Portfolio Construction

 

Efficient Design

Upon the review of a customer’s tolerance for risk and liquidity needs, we construct an asset allocation model that consists of cash, bonds, equities and, if applicable, alternatives.

The cash and bond component is structured around a customer’s need for liquidity, current tax situation, and the current interest rate environment.  Bond allocations emphasize the preservation of capital and maximizing after-tax income.  We utilize CDs, U.S. Government Securities, Municipal Bonds and Corporate Bonds to implement fixed income exposures.

The equity component of a portfolio is designed to provide growth and income.  Our equity model is constructed around specific asset classes whose historical correlations have been relatively low.  Our modeling and construction of the equity component centers around an accepted level of risk as measured by Standard Deviation (volatility).

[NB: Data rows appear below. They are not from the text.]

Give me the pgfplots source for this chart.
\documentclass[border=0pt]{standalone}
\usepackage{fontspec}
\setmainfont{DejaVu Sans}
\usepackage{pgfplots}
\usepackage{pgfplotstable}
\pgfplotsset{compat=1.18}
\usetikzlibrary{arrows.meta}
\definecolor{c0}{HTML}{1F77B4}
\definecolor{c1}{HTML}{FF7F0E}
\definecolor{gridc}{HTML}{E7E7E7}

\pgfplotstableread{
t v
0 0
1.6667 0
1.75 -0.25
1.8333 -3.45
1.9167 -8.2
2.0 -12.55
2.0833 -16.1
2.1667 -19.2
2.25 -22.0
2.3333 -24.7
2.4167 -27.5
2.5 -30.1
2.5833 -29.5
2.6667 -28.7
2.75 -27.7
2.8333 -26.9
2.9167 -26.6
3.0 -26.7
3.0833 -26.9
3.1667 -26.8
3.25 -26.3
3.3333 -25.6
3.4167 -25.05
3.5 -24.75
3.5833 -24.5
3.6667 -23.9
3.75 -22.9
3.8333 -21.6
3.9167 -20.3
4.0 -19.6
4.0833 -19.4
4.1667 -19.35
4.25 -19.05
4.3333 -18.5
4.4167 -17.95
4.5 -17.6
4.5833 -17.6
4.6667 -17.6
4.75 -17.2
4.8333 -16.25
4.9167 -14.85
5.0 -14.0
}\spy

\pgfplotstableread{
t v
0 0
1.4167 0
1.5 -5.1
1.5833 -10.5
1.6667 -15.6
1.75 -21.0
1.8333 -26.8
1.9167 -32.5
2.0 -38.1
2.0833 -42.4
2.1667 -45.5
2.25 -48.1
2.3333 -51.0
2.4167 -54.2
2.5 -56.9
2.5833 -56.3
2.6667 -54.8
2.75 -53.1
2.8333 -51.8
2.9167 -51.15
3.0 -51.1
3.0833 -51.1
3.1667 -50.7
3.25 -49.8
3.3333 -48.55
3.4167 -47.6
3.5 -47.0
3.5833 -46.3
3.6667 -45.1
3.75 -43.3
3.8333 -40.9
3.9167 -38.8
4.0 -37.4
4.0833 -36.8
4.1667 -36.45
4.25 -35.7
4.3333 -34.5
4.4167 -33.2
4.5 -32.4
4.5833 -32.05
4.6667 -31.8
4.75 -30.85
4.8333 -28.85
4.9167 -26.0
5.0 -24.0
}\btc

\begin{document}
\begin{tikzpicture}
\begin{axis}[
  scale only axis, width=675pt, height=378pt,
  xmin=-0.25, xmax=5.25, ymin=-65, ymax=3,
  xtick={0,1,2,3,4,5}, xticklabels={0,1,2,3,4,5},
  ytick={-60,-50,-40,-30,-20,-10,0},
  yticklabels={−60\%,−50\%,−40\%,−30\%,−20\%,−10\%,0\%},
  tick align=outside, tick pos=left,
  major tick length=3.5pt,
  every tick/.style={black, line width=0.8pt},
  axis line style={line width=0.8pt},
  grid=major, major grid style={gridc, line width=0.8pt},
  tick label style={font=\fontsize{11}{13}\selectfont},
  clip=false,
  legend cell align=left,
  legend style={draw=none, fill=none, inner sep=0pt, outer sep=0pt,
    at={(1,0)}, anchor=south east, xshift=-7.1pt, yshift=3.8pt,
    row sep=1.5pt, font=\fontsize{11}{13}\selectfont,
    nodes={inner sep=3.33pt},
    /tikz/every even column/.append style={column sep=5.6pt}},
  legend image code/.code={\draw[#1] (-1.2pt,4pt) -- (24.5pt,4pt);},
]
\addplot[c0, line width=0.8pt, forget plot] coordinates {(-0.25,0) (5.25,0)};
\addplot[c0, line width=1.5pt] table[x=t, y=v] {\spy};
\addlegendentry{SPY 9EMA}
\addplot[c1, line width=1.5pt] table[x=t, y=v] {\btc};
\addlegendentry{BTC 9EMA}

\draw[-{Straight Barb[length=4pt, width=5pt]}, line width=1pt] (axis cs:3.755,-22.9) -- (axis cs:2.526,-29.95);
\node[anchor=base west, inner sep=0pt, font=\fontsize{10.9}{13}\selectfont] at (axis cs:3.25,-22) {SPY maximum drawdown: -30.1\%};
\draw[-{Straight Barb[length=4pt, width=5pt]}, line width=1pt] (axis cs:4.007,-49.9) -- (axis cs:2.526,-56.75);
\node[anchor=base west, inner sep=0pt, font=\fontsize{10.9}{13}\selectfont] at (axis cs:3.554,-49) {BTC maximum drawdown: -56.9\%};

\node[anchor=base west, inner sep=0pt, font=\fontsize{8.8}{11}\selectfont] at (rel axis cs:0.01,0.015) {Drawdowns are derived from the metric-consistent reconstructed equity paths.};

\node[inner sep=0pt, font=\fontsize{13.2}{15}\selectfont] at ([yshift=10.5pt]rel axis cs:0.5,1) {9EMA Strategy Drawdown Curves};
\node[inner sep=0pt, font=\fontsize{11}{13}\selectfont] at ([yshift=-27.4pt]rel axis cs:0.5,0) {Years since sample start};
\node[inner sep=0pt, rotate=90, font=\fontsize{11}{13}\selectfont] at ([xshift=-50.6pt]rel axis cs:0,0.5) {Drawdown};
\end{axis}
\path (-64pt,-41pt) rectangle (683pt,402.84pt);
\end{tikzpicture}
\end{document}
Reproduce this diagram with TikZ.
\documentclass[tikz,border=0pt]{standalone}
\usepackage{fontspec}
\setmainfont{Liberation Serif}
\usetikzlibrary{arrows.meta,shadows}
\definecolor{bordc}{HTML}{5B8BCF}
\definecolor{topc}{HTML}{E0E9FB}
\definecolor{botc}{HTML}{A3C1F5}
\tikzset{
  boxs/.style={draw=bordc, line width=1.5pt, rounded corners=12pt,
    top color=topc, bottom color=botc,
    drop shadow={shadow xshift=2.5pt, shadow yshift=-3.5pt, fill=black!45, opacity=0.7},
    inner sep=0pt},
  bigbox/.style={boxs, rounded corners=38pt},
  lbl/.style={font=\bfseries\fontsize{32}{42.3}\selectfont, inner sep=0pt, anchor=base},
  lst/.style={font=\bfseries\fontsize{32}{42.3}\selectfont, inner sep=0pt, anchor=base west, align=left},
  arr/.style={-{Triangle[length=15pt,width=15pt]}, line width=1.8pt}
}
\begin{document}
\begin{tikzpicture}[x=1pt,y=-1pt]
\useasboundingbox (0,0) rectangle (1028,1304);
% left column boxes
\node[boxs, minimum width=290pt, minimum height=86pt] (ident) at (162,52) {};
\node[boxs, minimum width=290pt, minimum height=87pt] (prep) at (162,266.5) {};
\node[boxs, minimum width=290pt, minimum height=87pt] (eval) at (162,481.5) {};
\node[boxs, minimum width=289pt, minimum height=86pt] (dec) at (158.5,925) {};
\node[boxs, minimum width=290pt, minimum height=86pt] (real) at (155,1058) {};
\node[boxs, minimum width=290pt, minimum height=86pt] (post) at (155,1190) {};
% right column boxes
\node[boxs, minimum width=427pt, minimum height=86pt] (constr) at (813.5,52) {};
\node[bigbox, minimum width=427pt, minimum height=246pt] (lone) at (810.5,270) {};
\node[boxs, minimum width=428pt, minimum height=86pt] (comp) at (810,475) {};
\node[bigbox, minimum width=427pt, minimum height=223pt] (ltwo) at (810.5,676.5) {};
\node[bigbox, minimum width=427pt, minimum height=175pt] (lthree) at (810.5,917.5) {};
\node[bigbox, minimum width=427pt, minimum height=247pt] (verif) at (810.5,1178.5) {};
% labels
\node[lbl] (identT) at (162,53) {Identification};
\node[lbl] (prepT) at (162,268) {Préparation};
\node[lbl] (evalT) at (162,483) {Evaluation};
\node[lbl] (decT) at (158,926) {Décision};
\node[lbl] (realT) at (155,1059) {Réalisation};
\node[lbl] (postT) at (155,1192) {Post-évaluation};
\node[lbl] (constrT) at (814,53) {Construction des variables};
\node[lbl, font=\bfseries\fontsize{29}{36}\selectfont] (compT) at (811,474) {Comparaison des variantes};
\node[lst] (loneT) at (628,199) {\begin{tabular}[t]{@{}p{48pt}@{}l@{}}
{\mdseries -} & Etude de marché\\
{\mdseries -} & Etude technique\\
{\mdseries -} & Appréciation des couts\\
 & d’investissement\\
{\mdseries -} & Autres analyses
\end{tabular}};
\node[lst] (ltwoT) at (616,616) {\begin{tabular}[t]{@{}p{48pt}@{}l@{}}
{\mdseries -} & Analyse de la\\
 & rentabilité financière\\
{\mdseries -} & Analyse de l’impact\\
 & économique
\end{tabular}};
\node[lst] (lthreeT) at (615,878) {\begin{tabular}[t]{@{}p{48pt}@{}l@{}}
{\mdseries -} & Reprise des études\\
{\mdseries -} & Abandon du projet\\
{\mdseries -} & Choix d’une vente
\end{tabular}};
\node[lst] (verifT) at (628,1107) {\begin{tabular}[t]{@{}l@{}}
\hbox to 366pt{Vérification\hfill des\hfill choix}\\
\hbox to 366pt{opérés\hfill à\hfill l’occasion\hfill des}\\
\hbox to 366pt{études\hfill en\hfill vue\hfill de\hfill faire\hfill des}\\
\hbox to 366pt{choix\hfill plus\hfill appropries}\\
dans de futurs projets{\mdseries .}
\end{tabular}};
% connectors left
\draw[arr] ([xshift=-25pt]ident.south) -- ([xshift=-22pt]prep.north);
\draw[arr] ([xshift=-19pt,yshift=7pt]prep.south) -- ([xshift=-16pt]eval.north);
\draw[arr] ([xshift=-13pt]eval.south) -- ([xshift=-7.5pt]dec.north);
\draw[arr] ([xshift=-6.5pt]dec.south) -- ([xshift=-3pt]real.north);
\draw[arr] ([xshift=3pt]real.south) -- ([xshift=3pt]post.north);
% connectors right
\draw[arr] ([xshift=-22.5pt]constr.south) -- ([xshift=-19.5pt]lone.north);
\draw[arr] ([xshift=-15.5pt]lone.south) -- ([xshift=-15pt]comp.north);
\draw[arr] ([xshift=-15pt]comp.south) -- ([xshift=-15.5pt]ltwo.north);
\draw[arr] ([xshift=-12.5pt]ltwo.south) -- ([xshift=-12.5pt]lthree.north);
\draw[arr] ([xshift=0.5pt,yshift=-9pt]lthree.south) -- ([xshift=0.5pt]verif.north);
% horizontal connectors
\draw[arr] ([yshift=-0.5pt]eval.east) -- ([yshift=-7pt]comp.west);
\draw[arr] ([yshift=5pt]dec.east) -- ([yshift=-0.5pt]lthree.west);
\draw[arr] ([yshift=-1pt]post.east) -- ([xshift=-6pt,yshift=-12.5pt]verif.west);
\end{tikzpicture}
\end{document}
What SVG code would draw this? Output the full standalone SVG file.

For those that qualify, adding alternatives exposure can greatly enhance the overall risk profile of an investment portfolio.  This asset class has historically provided very low correlations to global equity markets.

Efficient Implementation

So we can save money for our clients, we have to find a more efficient means of implementing the design.  Our exposure to the asset classes we select is achieved through investing in Exchange-Traded Funds (ETFs).  Today, ETFs are the most efficient means of accessing the asset classes we choose to invest in.  They are efficient from a fee and tax standpoint.  If a more efficient means becomes available, we would migrate.  Creating a low-cost investment portfolio is important to our customers as it greatly enhances performance over time.  For customers that meet certain minimums, we will absorb all transaction costs.